We are in limbo, but the hon. Member for Ayr, Carrick and Cumnock (Sandra Osborne) hit the nail on the head when she said that the best thing—I suggested this to the Chinese authorities last week—would be for the visit to be postponed. I know I am slightly at odds with the House, but I have a hypothetical situation to put to it. Suppose the Chinese authorities were about to send a high-level delegation to the UK at the height of severe riots in Chinatown, with buildings being burned down. What if we said, “Please don’t send your delegation now, but we are very happy to see you in a month or two”? I believe from my discussions that, if quiet diplomacy goes on behind the scenes, the Foreign Affairs Committee will be allowed to visit Hong Kong some time next year. That might be after the end of the inquiry—I do not know—but it is important that quiet diplomacy takes place.
I was heavily involved in the Dalai Lama affair. In the light of that, I have learned—one needs to learn in life. Had the Dalai Lama situation been handled very slightly differently, our relationship with the Chinese would have been much easier in the past two or three years.
It is important that we have good relations with the Chinese. I believe a member of the royal family will visit China next year, and we have high-level leadership visits next year both in this country and in China. Rather than meeting each other head to head, we are more likely to achieve what we want to achieve in Hong Kong through good relationships. There has been substantial progress.
I was about to wind up, but my hon. Friend is itching to get in.
I pay tribute to my hon. Friend’s work in the international department of the Conservative party, which he has done for a long time. He has told us what he said to the Chinese delegation, but will he allude to its response?
I am more than happy to do so, because I conveyed the response to my right hon. Friend the Member for Croydon South (Sir Richard Ottaway). The Chinese delegation said in terms that, if the Foreign Affairs Committee were to press ahead with its visit, it would be barred entry. When I went to Hong Kong a fortnight ago, I did not need a visa. Therefore, the Chinese have to take other action to bar entry, such as stopping my right hon. Friend and the Committee from getting on the plane. Bearing that in mind, this is an extremely serious occurrence. The Chinese made it clear that they understood that, because they said that there would be harm to British-Sino relations. That is the response I conveyed to my right hon. Friend. He rightly took his own decision after taking counsel from his Committee—they decided to press ahead with the visit. That is the state of affairs.

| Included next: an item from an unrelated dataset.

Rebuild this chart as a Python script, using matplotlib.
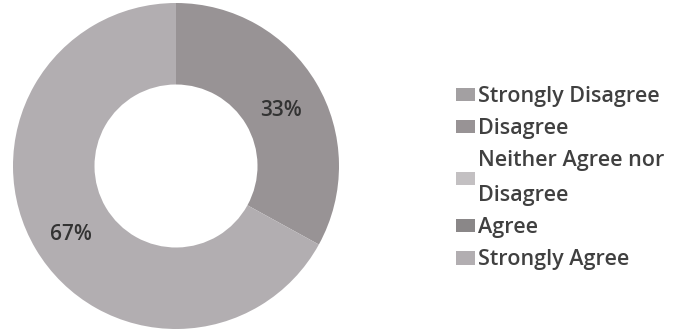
import matplotlib
matplotlib.use("Agg")
import matplotlib.pyplot as plt

categories = ["Strongly Disagree", "Disagree", "Neither Agree nor\nDisagree", "Agree", "Strongly Agree"]
values = [0, 33, 0, 0, 67]
colors = ["#a3a0a2", "#989395", "#c3c0c2", "#8a8788", "#b2aeb1"]

plt.rcParams['font.family'] = ['Open Sans', 'DejaVu Sans']

fig = plt.figure(figsize=(6.77, 3.33), dpi=100)
# donut axes: centre ~ (176,167) px, radius ~163 px
ax = fig.add_axes([13/677, 4/333, 326/677, 326/333])

def pct(p):
    return "%d%%" % round(p) if p > 0 else ""

wedges, texts, autotexts = ax.pie(values, colors=colors, startangle=90, counterclock=False,
                                  autopct=pct, pctdistance=0.75,
                                  wedgeprops=dict(width=0.5, linewidth=0),
                                  textprops=dict(fontsize=15, color="#333333", fontweight="semibold"))
# labels sit a little low in the original
for t in autotexts:
    x, y = t.get_position()
    t.set_position((x, y - 0.04))
ax.set_xlim(-1, 1)
ax.set_ylim(-1, 1)
ax.set_aspect("equal")

leg = fig.legend(wedges, categories, loc="upper left", bbox_to_anchor=(456/677, 1-86/333),
                 frameon=False, prop=dict(size=15.5, weight="semibold"),
                 handlelength=0.88, handleheight=0.6,
                 handletextpad=0.15, labelspacing=0.52, borderpad=0, borderaxespad=0,
                 labelcolor="#404040")
for t in leg.get_texts():
    t.set_linespacing(1.85)

fig.savefig("out.png", dpi=100)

I say to the House that we should have quiet diplomacy. It is in everybody’s interest that this country has excellent relations with China. That does not mean to say that we should not criticise China quietly behind the scenes over human rights, animal rights and various aspects that we do not like. I would say this to the Chinese: please follow the dictum of Deng Xiaoping; please be an internationalist country; and please do not start closing in and becoming isolationist—one or two trends have emerged in the past two months since the change of leadership. After all, Deng Xiaoping said that a flow of water must be carefully channelled. A former Prime Minister of this country said we should trust the people. I say this to the Chinese authorities: let us trust the people of Hong Kong; let us keep Hong Kong the jewel that it is; and let us include everybody in that growth and increasing prosperity.